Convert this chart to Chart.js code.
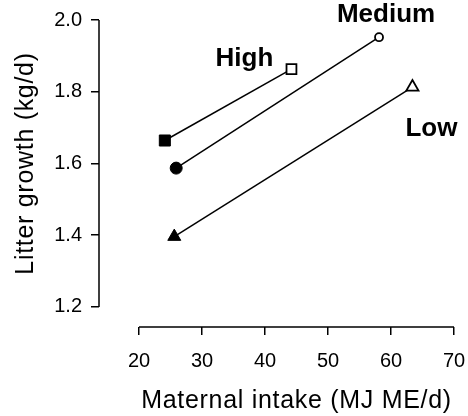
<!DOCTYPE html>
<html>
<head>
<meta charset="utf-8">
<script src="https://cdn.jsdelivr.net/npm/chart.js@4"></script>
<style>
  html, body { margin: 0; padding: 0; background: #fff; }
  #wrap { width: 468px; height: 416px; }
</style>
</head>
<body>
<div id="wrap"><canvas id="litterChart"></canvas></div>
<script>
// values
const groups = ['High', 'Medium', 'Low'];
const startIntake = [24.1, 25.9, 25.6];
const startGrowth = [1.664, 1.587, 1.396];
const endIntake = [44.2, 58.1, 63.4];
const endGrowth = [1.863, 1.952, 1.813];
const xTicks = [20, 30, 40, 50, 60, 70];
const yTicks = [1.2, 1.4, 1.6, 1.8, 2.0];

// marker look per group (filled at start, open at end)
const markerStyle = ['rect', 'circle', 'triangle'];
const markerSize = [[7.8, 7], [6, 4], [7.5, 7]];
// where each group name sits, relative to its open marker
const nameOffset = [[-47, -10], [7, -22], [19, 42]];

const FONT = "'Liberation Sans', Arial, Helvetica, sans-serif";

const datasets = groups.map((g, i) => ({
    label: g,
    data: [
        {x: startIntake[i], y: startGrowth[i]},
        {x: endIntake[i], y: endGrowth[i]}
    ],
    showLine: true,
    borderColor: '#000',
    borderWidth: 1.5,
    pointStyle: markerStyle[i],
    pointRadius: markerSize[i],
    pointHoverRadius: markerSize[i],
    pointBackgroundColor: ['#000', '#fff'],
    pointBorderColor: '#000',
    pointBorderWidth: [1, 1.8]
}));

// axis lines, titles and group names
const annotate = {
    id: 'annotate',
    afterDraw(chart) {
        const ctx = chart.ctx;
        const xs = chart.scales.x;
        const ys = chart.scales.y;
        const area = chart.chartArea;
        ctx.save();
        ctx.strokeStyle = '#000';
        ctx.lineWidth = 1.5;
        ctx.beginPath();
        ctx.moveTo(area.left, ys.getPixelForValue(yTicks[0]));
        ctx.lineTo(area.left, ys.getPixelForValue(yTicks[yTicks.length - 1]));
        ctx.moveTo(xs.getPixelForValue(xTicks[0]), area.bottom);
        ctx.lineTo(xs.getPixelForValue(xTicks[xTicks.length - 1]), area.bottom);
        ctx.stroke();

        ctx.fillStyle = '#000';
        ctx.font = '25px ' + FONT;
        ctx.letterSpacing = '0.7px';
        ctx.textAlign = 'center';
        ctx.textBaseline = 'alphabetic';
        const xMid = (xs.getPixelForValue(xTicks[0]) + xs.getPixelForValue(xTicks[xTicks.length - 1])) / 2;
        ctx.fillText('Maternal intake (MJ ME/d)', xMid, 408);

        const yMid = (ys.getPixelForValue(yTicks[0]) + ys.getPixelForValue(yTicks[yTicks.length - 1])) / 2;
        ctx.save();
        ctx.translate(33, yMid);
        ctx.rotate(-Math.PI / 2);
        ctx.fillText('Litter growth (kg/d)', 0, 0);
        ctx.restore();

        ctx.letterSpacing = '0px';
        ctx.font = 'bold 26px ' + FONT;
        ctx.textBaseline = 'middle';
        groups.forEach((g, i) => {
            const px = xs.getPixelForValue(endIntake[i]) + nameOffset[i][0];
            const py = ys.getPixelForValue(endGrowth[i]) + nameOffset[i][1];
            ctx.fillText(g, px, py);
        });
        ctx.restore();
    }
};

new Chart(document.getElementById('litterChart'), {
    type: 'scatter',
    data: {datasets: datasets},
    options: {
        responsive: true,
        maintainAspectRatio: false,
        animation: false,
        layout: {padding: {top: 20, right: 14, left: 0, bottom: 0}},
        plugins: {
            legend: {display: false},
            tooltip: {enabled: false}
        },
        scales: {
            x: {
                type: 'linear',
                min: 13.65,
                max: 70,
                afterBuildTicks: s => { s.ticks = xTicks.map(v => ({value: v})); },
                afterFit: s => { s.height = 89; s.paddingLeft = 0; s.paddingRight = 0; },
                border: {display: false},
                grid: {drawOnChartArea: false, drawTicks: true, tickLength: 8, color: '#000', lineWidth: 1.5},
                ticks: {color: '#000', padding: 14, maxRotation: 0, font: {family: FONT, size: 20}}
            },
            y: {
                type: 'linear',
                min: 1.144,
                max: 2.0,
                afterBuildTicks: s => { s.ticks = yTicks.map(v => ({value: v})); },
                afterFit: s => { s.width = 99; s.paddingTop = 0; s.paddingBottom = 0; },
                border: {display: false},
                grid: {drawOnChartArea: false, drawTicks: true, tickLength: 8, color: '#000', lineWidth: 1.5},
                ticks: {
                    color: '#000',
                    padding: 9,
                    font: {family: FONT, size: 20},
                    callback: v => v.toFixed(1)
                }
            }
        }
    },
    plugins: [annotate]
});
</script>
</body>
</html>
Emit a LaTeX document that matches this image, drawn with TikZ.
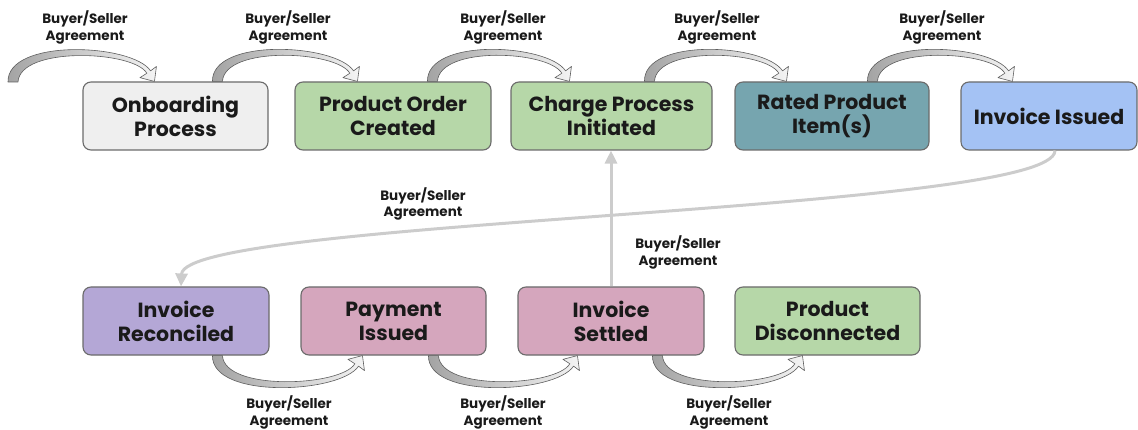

- _What is asked_
All records above are to be printed exactly, minus the pictures they contain.

- _Output below_
Convert this chart to Chart.js code.
<!DOCTYPE html>
<html>
<head>
<meta charset="utf-8">
<script src="https://cdn.jsdelivr.net/npm/chart.js@4"></script>
<style>
  html, body { margin: 0; padding: 0; background: #fff; }
  #wrap { width: 468px; height: 416px; }
</style>
</head>
<body>
<div id="wrap"><canvas id="litterChart"></canvas></div>
<script>
// values
const groups = ['High', 'Medium', 'Low'];
const startIntake = [24.1, 25.9, 25.6];
const startGrowth = [1.664, 1.587, 1.396];
const endIntake = [44.2, 58.1, 63.4];
const endGrowth = [1.863, 1.952, 1.813];
const xTicks = [20, 30, 40, 50, 60, 70];
const yTicks = [1.2, 1.4, 1.6, 1.8, 2.0];

// marker look per group (filled at start, open at end)
const markerStyle = ['rect', 'circle', 'triangle'];
const markerSize = [[7.8, 7], [6, 4], [7.5, 7]];
// where each group name sits, relative to its open marker
const nameOffset = [[-47, -10], [7, -22], [19, 42]];

const FONT = "'Liberation Sans', Arial, Helvetica, sans-serif";

const datasets = groups.map((g, i) => ({
    label: g,
    data: [
        {x: startIntake[i], y: startGrowth[i]},
        {x: endIntake[i], y: endGrowth[i]}
    ],
    showLine: true,
    borderColor: '#000',
    borderWidth: 1.5,
    pointStyle: markerStyle[i],
    pointRadius: markerSize[i],
    pointHoverRadius: markerSize[i],
    pointBackgroundColor: ['#000', '#fff'],
    pointBorderColor: '#000',
    pointBorderWidth: [1, 1.8]
}));

// axis lines, titles and group names
const annotate = {
    id: 'annotate',
    afterDraw(chart) {
        const ctx = chart.ctx;
        const xs = chart.scales.x;
        const ys = chart.scales.y;
        const area = chart.chartArea;
        ctx.save();
        ctx.strokeStyle = '#000';
        ctx.lineWidth = 1.5;
        ctx.beginPath();
        ctx.moveTo(area.left, ys.getPixelForValue(yTicks[0]));
        ctx.lineTo(area.left, ys.getPixelForValue(yTicks[yTicks.length - 1]));
        ctx.moveTo(xs.getPixelForValue(xTicks[0]), area.bottom);
        ctx.lineTo(xs.getPixelForValue(xTicks[xTicks.length - 1]), area.bottom);
        ctx.stroke();

        ctx.fillStyle = '#000';
        ctx.font = '25px ' + FONT;
        ctx.letterSpacing = '0.7px';
        ctx.textAlign = 'center';
        ctx.textBaseline = 'alphabetic';
        const xMid = (xs.getPixelForValue(xTicks[0]) + xs.getPixelForValue(xTicks[xTicks.length - 1])) / 2;
        ctx.fillText('Maternal intake (MJ ME/d)', xMid, 408);

        const yMid = (ys.getPixelForValue(yTicks[0]) + ys.getPixelForValue(yTicks[yTicks.length - 1])) / 2;
        ctx.save();
        ctx.translate(33, yMid);
        ctx.rotate(-Math.PI / 2);
        ctx.fillText('Litter growth (kg/d)', 0, 0);
        ctx.restore();

        ctx.letterSpacing = '0px';
        ctx.font = 'bold 26px ' + FONT;
        ctx.textBaseline = 'middle';
        groups.forEach((g, i) => {
            const px = xs.getPixelForValue(endIntake[i]) + nameOffset[i][0];
            const py = ys.getPixelForValue(endGrowth[i]) + nameOffset[i][1];
            ctx.fillText(g, px, py);
        });
        ctx.restore();
    }
};

new Chart(document.getElementById('litterChart'), {
    type: 'scatter',
    data: {datasets: datasets},
    options: {
        responsive: true,
        maintainAspectRatio: false,
        animation: false,
        layout: {padding: {top: 20, right: 14, left: 0, bottom: 0}},
        plugins: {
            legend: {display: false},
            tooltip: {enabled: false}
        },
        scales: {
            x: {
                type: 'linear',
                min: 13.65,
                max: 70,
                afterBuildTicks: s => { s.ticks = xTicks.map(v => ({value: v})); },
                afterFit: s => { s.height = 89; s.paddingLeft = 0; s.paddingRight = 0; },
                border: {display: false},
                grid: {drawOnChartArea: false, drawTicks: true, tickLength: 8, color: '#000', lineWidth: 1.5},
                ticks: {color: '#000', padding: 14, maxRotation: 0, font: {family: FONT, size: 20}}
            },
            y: {
                type: 'linear',
                min: 1.144,
                max: 2.0,
                afterBuildTicks: s => { s.ticks = yTicks.map(v => ({value: v})); },
                afterFit: s => { s.width = 99; s.paddingTop = 0; s.paddingBottom = 0; },
                border: {display: false},
                grid: {drawOnChartArea: false, drawTicks: true, tickLength: 8, color: '#000', lineWidth: 1.5},
                ticks: {
                    color: '#000',
                    padding: 9,
                    font: {family: FONT, size: 20},
                    callback: v => v.toFixed(1)
                }
            }
        }
    },
    plugins: [annotate]
});
</script>
</body>
</html>
Emit a LaTeX document that matches this image, drawn with TikZ.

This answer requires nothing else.